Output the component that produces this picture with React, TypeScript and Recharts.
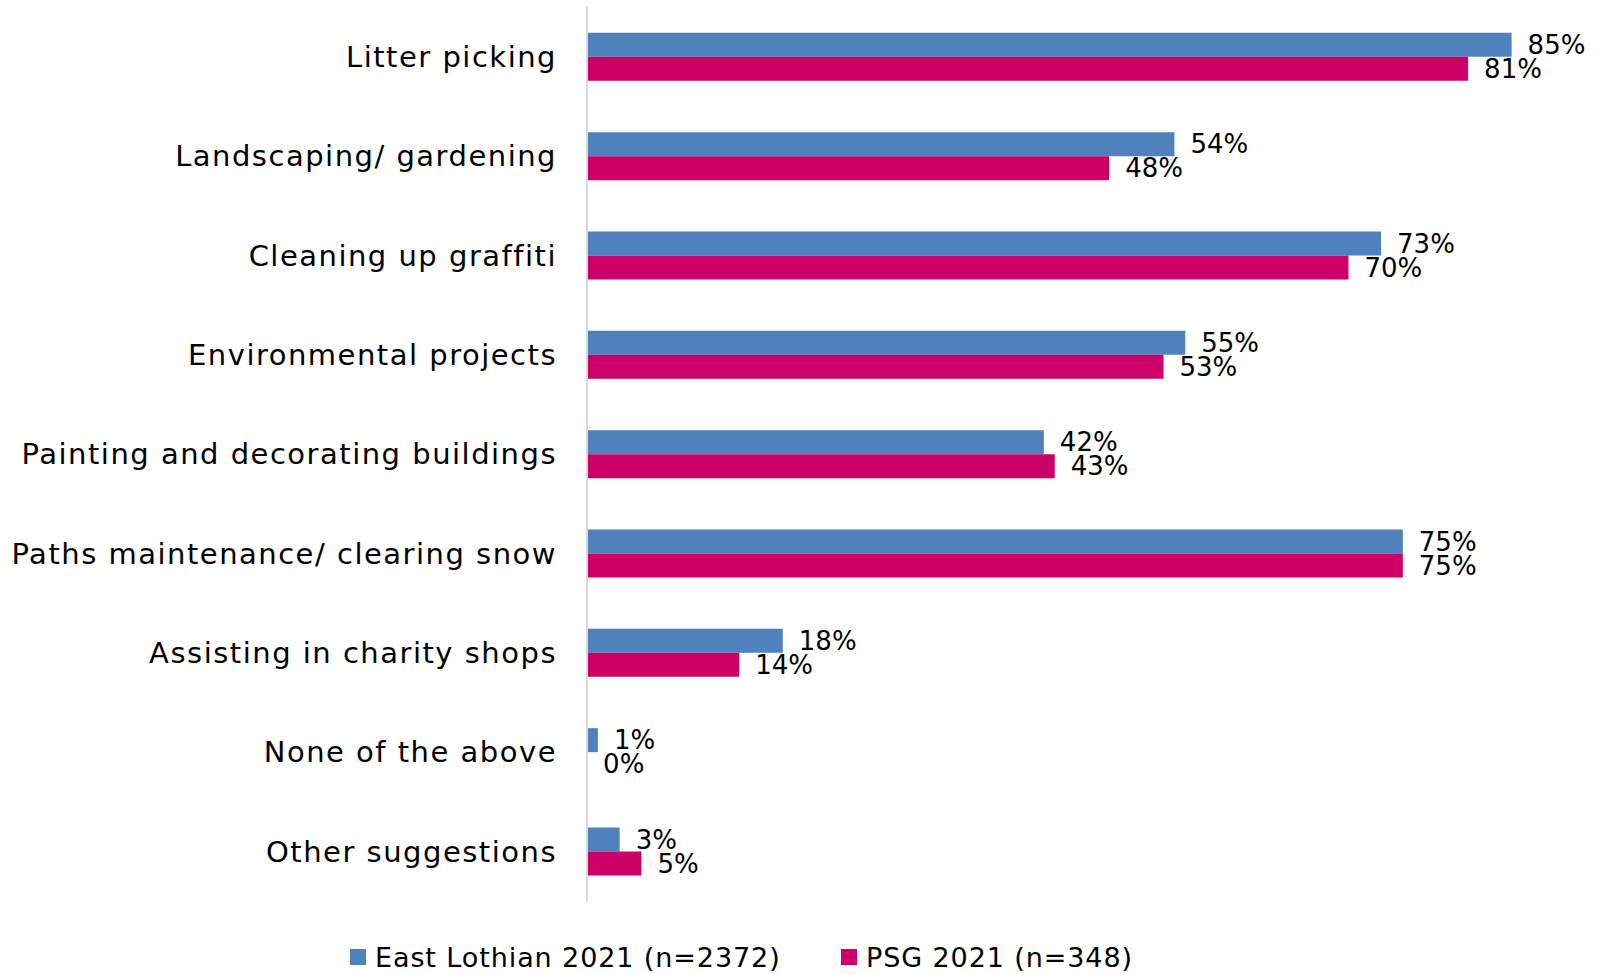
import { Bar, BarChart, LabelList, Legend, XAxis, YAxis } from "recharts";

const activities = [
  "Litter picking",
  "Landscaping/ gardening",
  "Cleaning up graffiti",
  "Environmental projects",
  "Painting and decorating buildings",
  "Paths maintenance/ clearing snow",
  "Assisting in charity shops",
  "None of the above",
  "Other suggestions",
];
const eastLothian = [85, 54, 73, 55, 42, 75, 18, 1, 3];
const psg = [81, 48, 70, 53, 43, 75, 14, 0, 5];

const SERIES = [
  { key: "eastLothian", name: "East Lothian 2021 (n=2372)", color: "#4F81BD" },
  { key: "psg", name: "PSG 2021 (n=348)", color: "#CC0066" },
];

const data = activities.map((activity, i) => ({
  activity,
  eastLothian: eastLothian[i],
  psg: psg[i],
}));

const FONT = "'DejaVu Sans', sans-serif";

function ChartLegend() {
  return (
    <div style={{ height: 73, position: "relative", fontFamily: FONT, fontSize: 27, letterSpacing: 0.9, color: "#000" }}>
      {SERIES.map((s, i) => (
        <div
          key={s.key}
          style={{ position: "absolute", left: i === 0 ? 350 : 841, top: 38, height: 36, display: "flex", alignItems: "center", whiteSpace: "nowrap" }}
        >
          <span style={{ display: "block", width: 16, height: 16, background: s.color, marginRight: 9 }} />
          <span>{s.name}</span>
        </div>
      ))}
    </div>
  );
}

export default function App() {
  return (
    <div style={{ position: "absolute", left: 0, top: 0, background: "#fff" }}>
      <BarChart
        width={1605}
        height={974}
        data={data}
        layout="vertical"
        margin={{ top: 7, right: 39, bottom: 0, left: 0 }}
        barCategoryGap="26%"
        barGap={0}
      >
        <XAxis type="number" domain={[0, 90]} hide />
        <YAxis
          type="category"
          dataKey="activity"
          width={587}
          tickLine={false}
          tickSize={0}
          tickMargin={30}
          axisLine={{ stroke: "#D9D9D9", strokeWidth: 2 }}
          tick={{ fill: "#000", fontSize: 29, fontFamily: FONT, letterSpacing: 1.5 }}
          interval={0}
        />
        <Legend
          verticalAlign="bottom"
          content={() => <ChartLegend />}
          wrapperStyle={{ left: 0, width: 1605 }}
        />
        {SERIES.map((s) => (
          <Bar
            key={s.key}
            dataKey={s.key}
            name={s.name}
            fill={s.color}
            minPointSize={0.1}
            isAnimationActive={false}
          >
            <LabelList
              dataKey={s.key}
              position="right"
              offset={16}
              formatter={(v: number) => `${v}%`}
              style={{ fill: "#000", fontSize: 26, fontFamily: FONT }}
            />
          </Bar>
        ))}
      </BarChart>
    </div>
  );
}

:::::

| Aim |
Go through the material above and print all of it exactly, except the pictures.

| Exercise solution |
Output the component that produces this picture with React, TypeScript and Recharts.
import { Bar, BarChart, LabelList, Legend, XAxis, YAxis } from "recharts";

const activities = [
  "Litter picking",
  "Landscaping/ gardening",
  "Cleaning up graffiti",
  "Environmental projects",
  "Painting and decorating buildings",
  "Paths maintenance/ clearing snow",
  "Assisting in charity shops",
  "None of the above",
  "Other suggestions",
];
const eastLothian = [85, 54, 73, 55, 42, 75, 18, 1, 3];
const psg = [81, 48, 70, 53, 43, 75, 14, 0, 5];

const SERIES = [
  { key: "eastLothian", name: "East Lothian 2021 (n=2372)", color: "#4F81BD" },
  { key: "psg", name: "PSG 2021 (n=348)", color: "#CC0066" },
];

const data = activities.map((activity, i) => ({
  activity,
  eastLothian: eastLothian[i],
  psg: psg[i],
}));

const FONT = "'DejaVu Sans', sans-serif";

function ChartLegend() {
  return (
    <div style={{ height: 73, position: "relative", fontFamily: FONT, fontSize: 27, letterSpacing: 0.9, color: "#000" }}>
      {SERIES.map((s, i) => (
        <div
          key={s.key}
          style={{ position: "absolute", left: i === 0 ? 350 : 841, top: 38, height: 36, display: "flex", alignItems: "center", whiteSpace: "nowrap" }}
        >
          <span style={{ display: "block", width: 16, height: 16, background: s.color, marginRight: 9 }} />
          <span>{s.name}</span>
        </div>
      ))}
    </div>
  );
}

export default function App() {
  return (
    <div style={{ position: "absolute", left: 0, top: 0, background: "#fff" }}>
      <BarChart
        width={1605}
        height={974}
        data={data}
        layout="vertical"
        margin={{ top: 7, right: 39, bottom: 0, left: 0 }}
        barCategoryGap="26%"
        barGap={0}
      >
        <XAxis type="number" domain={[0, 90]} hide />
        <YAxis
          type="category"
          dataKey="activity"
          width={587}
          tickLine={false}
          tickSize={0}
          tickMargin={30}
          axisLine={{ stroke: "#D9D9D9", strokeWidth: 2 }}
          tick={{ fill: "#000", fontSize: 29, fontFamily: FONT, letterSpacing: 1.5 }}
          interval={0}
        />
        <Legend
          verticalAlign="bottom"
          content={() => <ChartLegend />}
          wrapperStyle={{ left: 0, width: 1605 }}
        />
        {SERIES.map((s) => (
          <Bar
            key={s.key}
            dataKey={s.key}
            name={s.name}
            fill={s.color}
            minPointSize={0.1}
            isAnimationActive={false}
          >
            <LabelList
              dataKey={s.key}
              position="right"
              offset={16}
              formatter={(v: number) => `${v}%`}
              style={{ fill: "#000", fontSize: 26, fontFamily: FONT }}
            />
          </Bar>
        ))}
      </BarChart>
    </div>
  );
}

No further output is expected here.